- _What you are asked to do_
Write out the full listing again, exactly as it stands.

[start Given material]

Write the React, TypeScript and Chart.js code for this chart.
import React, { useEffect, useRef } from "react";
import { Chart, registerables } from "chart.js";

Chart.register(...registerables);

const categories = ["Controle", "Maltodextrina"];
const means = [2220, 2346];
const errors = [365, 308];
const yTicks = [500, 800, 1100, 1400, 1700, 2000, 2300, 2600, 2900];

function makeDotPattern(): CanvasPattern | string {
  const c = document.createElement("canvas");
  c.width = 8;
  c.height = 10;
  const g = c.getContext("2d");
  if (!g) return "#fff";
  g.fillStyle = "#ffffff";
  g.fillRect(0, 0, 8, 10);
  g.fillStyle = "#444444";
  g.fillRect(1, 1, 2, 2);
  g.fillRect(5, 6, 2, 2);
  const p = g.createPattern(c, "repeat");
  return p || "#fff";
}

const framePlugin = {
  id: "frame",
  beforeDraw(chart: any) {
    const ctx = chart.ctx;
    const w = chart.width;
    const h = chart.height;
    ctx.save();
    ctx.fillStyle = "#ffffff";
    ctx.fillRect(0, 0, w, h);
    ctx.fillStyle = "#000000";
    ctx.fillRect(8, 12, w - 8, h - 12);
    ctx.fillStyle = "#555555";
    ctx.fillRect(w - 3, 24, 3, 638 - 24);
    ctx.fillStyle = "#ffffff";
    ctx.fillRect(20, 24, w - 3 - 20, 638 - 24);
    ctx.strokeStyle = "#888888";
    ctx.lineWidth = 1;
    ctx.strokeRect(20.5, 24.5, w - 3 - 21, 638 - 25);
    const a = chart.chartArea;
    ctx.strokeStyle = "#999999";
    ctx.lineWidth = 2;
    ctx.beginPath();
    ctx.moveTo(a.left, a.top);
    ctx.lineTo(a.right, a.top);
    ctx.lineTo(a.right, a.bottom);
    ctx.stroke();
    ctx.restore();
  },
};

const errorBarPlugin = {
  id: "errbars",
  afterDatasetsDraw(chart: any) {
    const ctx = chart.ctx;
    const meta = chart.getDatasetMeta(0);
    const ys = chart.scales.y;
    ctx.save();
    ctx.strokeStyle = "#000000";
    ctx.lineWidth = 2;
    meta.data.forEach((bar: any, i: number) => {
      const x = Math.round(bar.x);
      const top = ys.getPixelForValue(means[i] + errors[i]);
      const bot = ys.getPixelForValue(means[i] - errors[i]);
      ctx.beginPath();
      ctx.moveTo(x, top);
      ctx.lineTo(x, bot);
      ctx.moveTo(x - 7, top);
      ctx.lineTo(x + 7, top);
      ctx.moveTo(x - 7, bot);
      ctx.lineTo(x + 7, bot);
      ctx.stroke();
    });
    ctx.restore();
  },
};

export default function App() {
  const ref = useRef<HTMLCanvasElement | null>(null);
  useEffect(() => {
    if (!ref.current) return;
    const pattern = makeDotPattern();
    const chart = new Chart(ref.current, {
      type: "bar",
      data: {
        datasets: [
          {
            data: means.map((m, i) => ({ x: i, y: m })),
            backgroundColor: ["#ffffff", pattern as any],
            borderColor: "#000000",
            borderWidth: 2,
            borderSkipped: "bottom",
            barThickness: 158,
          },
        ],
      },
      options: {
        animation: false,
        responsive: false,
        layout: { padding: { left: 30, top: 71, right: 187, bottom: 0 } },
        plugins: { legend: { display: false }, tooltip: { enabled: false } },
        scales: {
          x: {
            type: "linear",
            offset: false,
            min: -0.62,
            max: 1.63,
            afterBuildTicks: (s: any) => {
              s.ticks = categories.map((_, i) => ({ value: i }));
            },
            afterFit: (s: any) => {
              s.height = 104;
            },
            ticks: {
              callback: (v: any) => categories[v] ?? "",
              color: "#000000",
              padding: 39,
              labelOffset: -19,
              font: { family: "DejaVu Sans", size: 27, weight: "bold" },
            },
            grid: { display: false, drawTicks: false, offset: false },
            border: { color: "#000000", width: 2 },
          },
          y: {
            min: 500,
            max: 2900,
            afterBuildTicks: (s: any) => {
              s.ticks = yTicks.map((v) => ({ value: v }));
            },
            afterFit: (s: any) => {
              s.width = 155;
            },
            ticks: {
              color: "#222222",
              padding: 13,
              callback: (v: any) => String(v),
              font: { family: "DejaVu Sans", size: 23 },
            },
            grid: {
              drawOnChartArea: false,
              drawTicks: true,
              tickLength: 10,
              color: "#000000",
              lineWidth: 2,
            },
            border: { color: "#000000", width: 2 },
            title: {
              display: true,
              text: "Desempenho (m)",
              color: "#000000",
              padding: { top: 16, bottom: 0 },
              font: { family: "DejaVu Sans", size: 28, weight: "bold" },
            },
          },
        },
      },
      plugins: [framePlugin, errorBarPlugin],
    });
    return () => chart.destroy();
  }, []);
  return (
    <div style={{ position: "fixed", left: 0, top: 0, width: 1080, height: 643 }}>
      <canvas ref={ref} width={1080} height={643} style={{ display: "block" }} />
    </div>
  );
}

[end Given material]

- _Reply_
Write the React, TypeScript and Chart.js code for this chart.
import React, { useEffect, useRef } from "react";
import { Chart, registerables } from "chart.js";

Chart.register(...registerables);

const categories = ["Controle", "Maltodextrina"];
const means = [2220, 2346];
const errors = [365, 308];
const yTicks = [500, 800, 1100, 1400, 1700, 2000, 2300, 2600, 2900];

function makeDotPattern(): CanvasPattern | string {
  const c = document.createElement("canvas");
  c.width = 8;
  c.height = 10;
  const g = c.getContext("2d");
  if (!g) return "#fff";
  g.fillStyle = "#ffffff";
  g.fillRect(0, 0, 8, 10);
  g.fillStyle = "#444444";
  g.fillRect(1, 1, 2, 2);
  g.fillRect(5, 6, 2, 2);
  const p = g.createPattern(c, "repeat");
  return p || "#fff";
}

const framePlugin = {
  id: "frame",
  beforeDraw(chart: any) {
    const ctx = chart.ctx;
    const w = chart.width;
    const h = chart.height;
    ctx.save();
    ctx.fillStyle = "#ffffff";
    ctx.fillRect(0, 0, w, h);
    ctx.fillStyle = "#000000";
    ctx.fillRect(8, 12, w - 8, h - 12);
    ctx.fillStyle = "#555555";
    ctx.fillRect(w - 3, 24, 3, 638 - 24);
    ctx.fillStyle = "#ffffff";
    ctx.fillRect(20, 24, w - 3 - 20, 638 - 24);
    ctx.strokeStyle = "#888888";
    ctx.lineWidth = 1;
    ctx.strokeRect(20.5, 24.5, w - 3 - 21, 638 - 25);
    const a = chart.chartArea;
    ctx.strokeStyle = "#999999";
    ctx.lineWidth = 2;
    ctx.beginPath();
    ctx.moveTo(a.left, a.top);
    ctx.lineTo(a.right, a.top);
    ctx.lineTo(a.right, a.bottom);
    ctx.stroke();
    ctx.restore();
  },
};

const errorBarPlugin = {
  id: "errbars",
  afterDatasetsDraw(chart: any) {
    const ctx = chart.ctx;
    const meta = chart.getDatasetMeta(0);
    const ys = chart.scales.y;
    ctx.save();
    ctx.strokeStyle = "#000000";
    ctx.lineWidth = 2;
    meta.data.forEach((bar: any, i: number) => {
      const x = Math.round(bar.x);
      const top = ys.getPixelForValue(means[i] + errors[i]);
      const bot = ys.getPixelForValue(means[i] - errors[i]);
      ctx.beginPath();
      ctx.moveTo(x, top);
      ctx.lineTo(x, bot);
      ctx.moveTo(x - 7, top);
      ctx.lineTo(x + 7, top);
      ctx.moveTo(x - 7, bot);
      ctx.lineTo(x + 7, bot);
      ctx.stroke();
    });
    ctx.restore();
  },
};

export default function App() {
  const ref = useRef<HTMLCanvasElement | null>(null);
  useEffect(() => {
    if (!ref.current) return;
    const pattern = makeDotPattern();
    const chart = new Chart(ref.current, {
      type: "bar",
      data: {
        datasets: [
          {
            data: means.map((m, i) => ({ x: i, y: m })),
            backgroundColor: ["#ffffff", pattern as any],
            borderColor: "#000000",
            borderWidth: 2,
            borderSkipped: "bottom",
            barThickness: 158,
          },
        ],
      },
      options: {
        animation: false,
        responsive: false,
        layout: { padding: { left: 30, top: 71, right: 187, bottom: 0 } },
        plugins: { legend: { display: false }, tooltip: { enabled: false } },
        scales: {
          x: {
            type: "linear",
            offset: false,
            min: -0.62,
            max: 1.63,
            afterBuildTicks: (s: any) => {
              s.ticks = categories.map((_, i) => ({ value: i }));
            },
            afterFit: (s: any) => {
              s.height = 104;
            },
            ticks: {
              callback: (v: any) => categories[v] ?? "",
              color: "#000000",
              padding: 39,
              labelOffset: -19,
              font: { family: "DejaVu Sans", size: 27, weight: "bold" },
            },
            grid: { display: false, drawTicks: false, offset: false },
            border: { color: "#000000", width: 2 },
          },
          y: {
            min: 500,
            max: 2900,
            afterBuildTicks: (s: any) => {
              s.ticks = yTicks.map((v) => ({ value: v }));
            },
            afterFit: (s: any) => {
              s.width = 155;
            },
            ticks: {
              color: "#222222",
              padding: 13,
              callback: (v: any) => String(v),
              font: { family: "DejaVu Sans", size: 23 },
            },
            grid: {
              drawOnChartArea: false,
              drawTicks: true,
              tickLength: 10,
              color: "#000000",
              lineWidth: 2,
            },
            border: { color: "#000000", width: 2 },
            title: {
              display: true,
              text: "Desempenho (m)",
              color: "#000000",
              padding: { top: 16, bottom: 0 },
              font: { family: "DejaVu Sans", size: 28, weight: "bold" },
            },
          },
        },
      },
      plugins: [framePlugin, errorBarPlugin],
    });
    return () => chart.destroy();
  }, []);
  return (
    <div style={{ position: "fixed", left: 0, top: 0, width: 1080, height: 643 }}>
      <canvas ref={ref} width={1080} height={643} style={{ display: "block" }} />
    </div>
  );
}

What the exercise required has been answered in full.